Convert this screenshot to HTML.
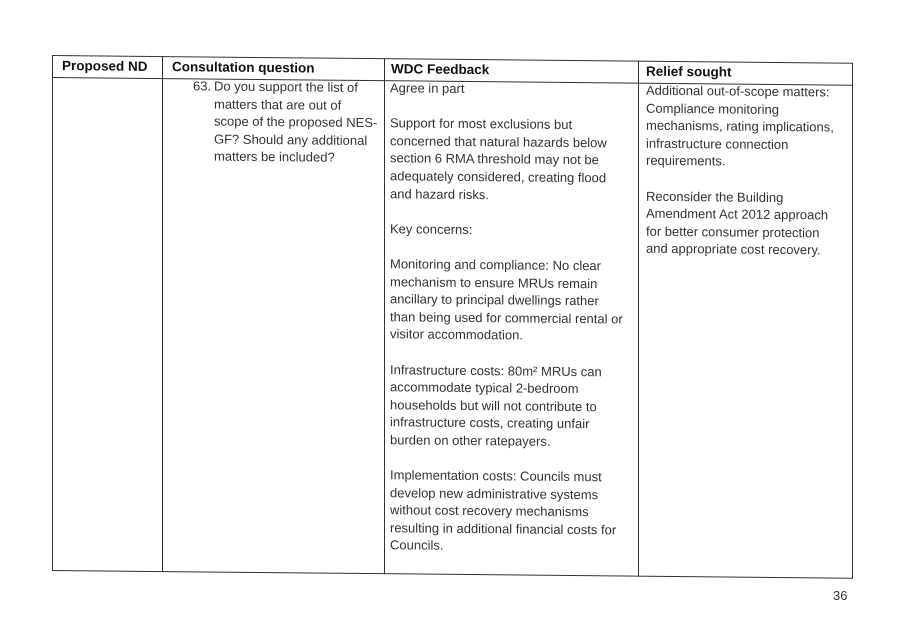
<!DOCTYPE html>
<html><head><meta charset="utf-8"><style>
body{margin:0;background:#fff;width:907px;height:626px;overflow:hidden;position:relative;font-family:"Liberation Sans",sans-serif;color:#222;}
#t{position:absolute;left:52px;top:55px;width:801px;height:516px;transform:skewY(0.55deg);transform-origin:0 0;}
.l{position:absolute;background:#333;}
.h{position:absolute;top:1px;font-weight:bold;font-size:13.5px;line-height:20px;white-space:nowrap;color:#111;}
.c{position:absolute;top:21px;font-size:13px;line-height:17.6px;white-space:nowrap;color:#333;}
</style></head><body>
<div id="t">
<div class="l" style="left:0;top:0;width:801px;height:1px"></div>
<div class="l" style="left:0;top:22px;width:801px;height:1px"></div>
<div class="l" style="left:0;top:515px;width:801px;height:1px"></div>
<div class="l" style="left:0;top:0;width:1px;height:516px"></div>
<div class="l" style="left:110px;top:0;width:1px;height:516px"></div>
<div class="l" style="left:332px;top:0;width:1px;height:516px"></div>
<div class="l" style="left:586px;top:0;width:1px;height:516px"></div>
<div class="l" style="left:800px;top:0;width:1px;height:516px"></div>
<div class="h" style="left:10px">Proposed ND</div>
<div class="h" style="left:120px">Consultation question</div>
<div class="h" style="left:339px">WDC Feedback</div>
<div class="h" style="left:594px">Relief sought</div>
<div class="c" style="left:141px">63.</div>
<div class="c" style="left:162px">Do you support the list of<br>matters that are out of<br>scope of the proposed NES-<br>GF? Should any additional<br>matters be included?</div>
<div class="c" style="left:338px">Agree in part<br><br>Support for most exclusions but<br>concerned that natural hazards below<br>section 6 RMA threshold may not be<br>adequately considered, creating flood<br>and hazard risks.<br><br>Key concerns:<br><br>Monitoring and compliance: No clear<br>mechanism to ensure MRUs remain<br>ancillary to principal dwellings rather<br>than being used for commercial rental or<br>visitor accommodation.<br><br>Infrastructure costs: 80m² MRUs can<br>accommodate typical 2-bedroom<br>households but will not contribute to<br>infrastructure costs, creating unfair<br>burden on other ratepayers.<br><br>Implementation costs: Councils must<br>develop new administrative systems<br>without cost recovery mechanisms<br>resulting in additional financial costs for<br>Councils.</div>
<div class="c" style="left:594px">Additional out-of-scope matters:<br>Compliance monitoring<br>mechanisms, rating implications,<br>infrastructure connection<br>requirements.<br><br>Reconsider the Building<br>Amendment Act 2012 approach<br>for better consumer protection<br>and appropriate cost recovery.</div>
</div>
<div style="position:absolute;left:833px;top:588px;font-size:13px;color:#333">36</div>
</body></html>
--
▶ _Set problem_
Please write out all the data again word for word, but not the pictures.

▶ _Finished task_
Convert this screenshot to HTML.
<!DOCTYPE html>
<html><head><meta charset="utf-8"><style>
body{margin:0;background:#fff;width:907px;height:626px;overflow:hidden;position:relative;font-family:"Liberation Sans",sans-serif;color:#222;}
#t{position:absolute;left:52px;top:55px;width:801px;height:516px;transform:skewY(0.55deg);transform-origin:0 0;}
.l{position:absolute;background:#333;}
.h{position:absolute;top:1px;font-weight:bold;font-size:13.5px;line-height:20px;white-space:nowrap;color:#111;}
.c{position:absolute;top:21px;font-size:13px;line-height:17.6px;white-space:nowrap;color:#333;}
</style></head><body>
<div id="t">
<div class="l" style="left:0;top:0;width:801px;height:1px"></div>
<div class="l" style="left:0;top:22px;width:801px;height:1px"></div>
<div class="l" style="left:0;top:515px;width:801px;height:1px"></div>
<div class="l" style="left:0;top:0;width:1px;height:516px"></div>
<div class="l" style="left:110px;top:0;width:1px;height:516px"></div>
<div class="l" style="left:332px;top:0;width:1px;height:516px"></div>
<div class="l" style="left:586px;top:0;width:1px;height:516px"></div>
<div class="l" style="left:800px;top:0;width:1px;height:516px"></div>
<div class="h" style="left:10px">Proposed ND</div>
<div class="h" style="left:120px">Consultation question</div>
<div class="h" style="left:339px">WDC Feedback</div>
<div class="h" style="left:594px">Relief sought</div>
<div class="c" style="left:141px">63.</div>
<div class="c" style="left:162px">Do you support the list of<br>matters that are out of<br>scope of the proposed NES-<br>GF? Should any additional<br>matters be included?</div>
<div class="c" style="left:338px">Agree in part<br><br>Support for most exclusions but<br>concerned that natural hazards below<br>section 6 RMA threshold may not be<br>adequately considered, creating flood<br>and hazard risks.<br><br>Key concerns:<br><br>Monitoring and compliance: No clear<br>mechanism to ensure MRUs remain<br>ancillary to principal dwellings rather<br>than being used for commercial rental or<br>visitor accommodation.<br><br>Infrastructure costs: 80m² MRUs can<br>accommodate typical 2-bedroom<br>households but will not contribute to<br>infrastructure costs, creating unfair<br>burden on other ratepayers.<br><br>Implementation costs: Councils must<br>develop new administrative systems<br>without cost recovery mechanisms<br>resulting in additional financial costs for<br>Councils.</div>
<div class="c" style="left:594px">Additional out-of-scope matters:<br>Compliance monitoring<br>mechanisms, rating implications,<br>infrastructure connection<br>requirements.<br><br>Reconsider the Building<br>Amendment Act 2012 approach<br>for better consumer protection<br>and appropriate cost recovery.</div>
</div>
<div style="position:absolute;left:833px;top:588px;font-size:13px;color:#333">36</div>
</body></html>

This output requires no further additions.